A 100-pound mountain lion can kill an
800-pound elk. Keep that in mind the next time you go hiking in
cougar territory.

If you are alone and unarmed, and one of
these powerful predators attacks you — intent on killing and
eating you, rather than merely trying to drive you away from its
offspring or a previous kill — the contest likely will be as
lopsided as if you had waded into traffic to wrestle a pickup
truck. Worse, actually, because the odds are that you will never
even know until the cougar bites into the back of your
neck.

Whether such prowess leaves you horrified or
reverent depends on your attitudes regarding the role of wildlife
and nature in a human-dominated world. Mountain lions are among the
few remaining species on the planet that persist in occasionally
regarding humans as food — grizzly bears, sharks, lions, tigers
and crocodiles pretty much fill out the roster — and like all big
predators they test our philosophical boundaries in a way that most
creatures do not.

With respect to cougars, at least, it is
a test many Westerners and Californians in particular should get
used to taking.
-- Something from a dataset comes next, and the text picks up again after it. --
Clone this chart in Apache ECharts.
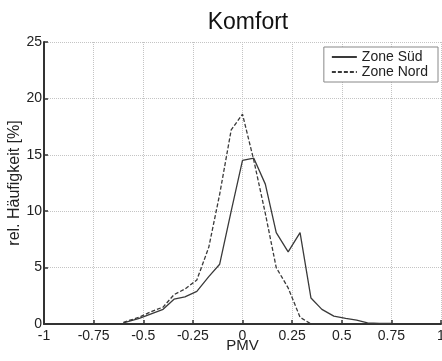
<!DOCTYPE html>
<html>
<head>
<meta charset="utf-8">
<script src="https://cdn.jsdelivr.net/npm/echarts@6/dist/echarts.min.js"></script>
<style>
html,body{margin:0;padding:0;background:#fff;}
#chart{width:442px;height:361px;}
</style>
</head>
<body>
<div id="chart"></div>
<script>
var pmv = [-0.6, -0.52, -0.46, -0.40, -0.345, -0.29, -0.23, -0.17, -0.115, -0.057, 0, 0.057, 0.115, 0.17, 0.23, 0.29, 0.345, 0.40, 0.46, 0.52, 0.575, 0.63, 0.69, 0.75];
var zoneSued = [0.1, 0.5, 0.9, 1.3, 2.2, 2.4, 2.9, 4.2, 5.3, 10.0, 14.5, 14.7, 12.4, 8.1, 6.4, 8.1, 2.3, 1.3, 0.7, 0.5, 0.35, 0.1, 0.05, 0.05];
var zoneNord = [0.15, 0.6, 1.1, 1.5, 2.6, 3.1, 3.9, 6.8, 11.5, 17.2, 18.6, 14.5, 9.8, 5.0, 3.2, 0.6, 0.0, null, null, null, null, null, null, null];
var seriesNames = ['Zone Süd', 'Zone Nord'];
var titleText = 'Komfort';
var xName = 'PMV';
var yName = 'rel. Häufigkeit [%]';

function pairs(xs, ys) {
  var out = [];
  for (var i = 0; i < xs.length; i++) {
    if (ys[i] !== null) out.push([xs[i], ys[i]]);
  }
  return out;
}

var font = 'Liberation Sans, Arial, sans-serif';
var ink = '#333';
var chart = echarts.init(document.getElementById('chart'), null, {renderer: 'canvas'});
chart.setOption({
  animation: false,
  backgroundColor: '#fff',
  title: {
    text: titleText,
    left: 243, textAlign: 'center',
    top: 6,
    textStyle: {fontFamily: font, fontSize: 23, fontWeight: 'normal', color: '#111'}
  },
  legend: {
    orient: 'vertical',
    right: 4, top: 47,
    padding: [3, 10, 3, 7],
    itemGap: 1,
    itemWidth: 25, itemHeight: 14,
    borderColor: '#888', borderWidth: 1,
    backgroundColor: '#fff',
    itemStyle: {color: 'rgba(0,0,0,0)', borderColor: 'rgba(0,0,0,0)', borderWidth: 0},
    textStyle: {fontFamily: font, fontSize: 14, color: '#222'},
    data: seriesNames
  },
  grid: {left: 44, top: 42, right: 1, bottom: 37, containLabel: false, outerBoundsMode: 'none'},
  xAxis: {
    type: 'value', min: -1, max: 1, interval: 0.25,
    name: xName, nameLocation: 'middle', nameGap: 14,
    nameMoveOverlap: false,
    nameTextStyle: {fontFamily: font, fontSize: 15, color: '#222'},
    axisLine: {show: true, onZero: false, lineStyle: {color: ink, width: 2}},
    axisTick: {show: true, inside: true, length: 4, lineStyle: {color: ink, width: 1.5}},
    axisLabel: {fontFamily: font, fontSize: 14, color: '#222', margin: 5},
    splitLine: {show: true, lineStyle: {color: '#c4c4c4', type: 'dotted', width: 1}}
  },
  yAxis: {
    type: 'value', min: 0, max: 25, interval: 5,
    name: yName, nameLocation: 'middle', nameGap: 21, nameRotate: 90,
    nameMoveOverlap: false,
    nameTextStyle: {fontFamily: font, fontSize: 16, color: '#222'},
    axisLine: {show: true, onZero: false, lineStyle: {color: ink, width: 2}},
    axisTick: {show: true, inside: true, length: 4, lineStyle: {color: ink, width: 1.5}},
    axisLabel: {fontFamily: font, fontSize: 14, color: '#222', margin: 2},
    splitLine: {show: true, lineStyle: {color: '#c4c4c4', type: 'dotted', width: 1}}
  },
  series: [
    {
      name: seriesNames[0], type: 'line', showSymbol: false, symbol: 'none',
      data: pairs(pmv, zoneSued),
      lineStyle: {color: '#3a3a3a', width: 1.3, type: 'solid'},
      itemStyle: {color: '#3a3a3a'}
    },
    {
      name: seriesNames[1], type: 'line', showSymbol: false, symbol: 'none',
      data: pairs(pmv, zoneNord),
      lineStyle: {color: '#3a3a3a', width: 1.3, type: [4, 2]},
      itemStyle: {color: '#3a3a3a'}
    }
  ]
});
</script>
</body>
</html>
Recent attacks on two bicyclists in the mountains
of Orange County are but the most recent reminder that we live in
an era without historical precedent when it comes to the
relationship between big predators and human beings in North
America.

Never before have so many people lived so close
to so many potentially dangerous animals while simultaneously
lacking the desire to exterminate them.

The potential
consequences of that historically unique set of circumstances form
the theme of a gripping, well-researched book by journalist David
Baron, a National Public Radio reporter who is currently a visiting
scholar at Boston University’s Knight Center for Science
Journalism.

“The Beast in the Garden” is on one level a
detailed examination of events in the late 1980s and early
‘90s in Colorado., where a series of mountain lion attacks on
pets and people climaxed with the death of a high school student.
More broadly, however, it is an analysis of how population growth,
development patterns and changing attitudes about nature are
contributing to a growing number of deadly encounters throughout
the urbanizing West.

Many Californians will recognize
something of their own state in Baron’s description of Boulder: a
liberal community with a laid-back vibe, socially tolerant,
determined to live in harmony with its natural surroundings and —
not incidentally — sprawling by leaps and bounds into the wild
lands along the Rocky Mountain foothills.

As people moved
into the habitat of deer, coyotes, raccoons and other creatures,
the animals found themselves residents of suburbia. They thrived
there among the fruit trees, vegetable gardens and well-watered
landscaping, and it was not long before the top predator in the
local ecosystem followed its prey into people’s yards.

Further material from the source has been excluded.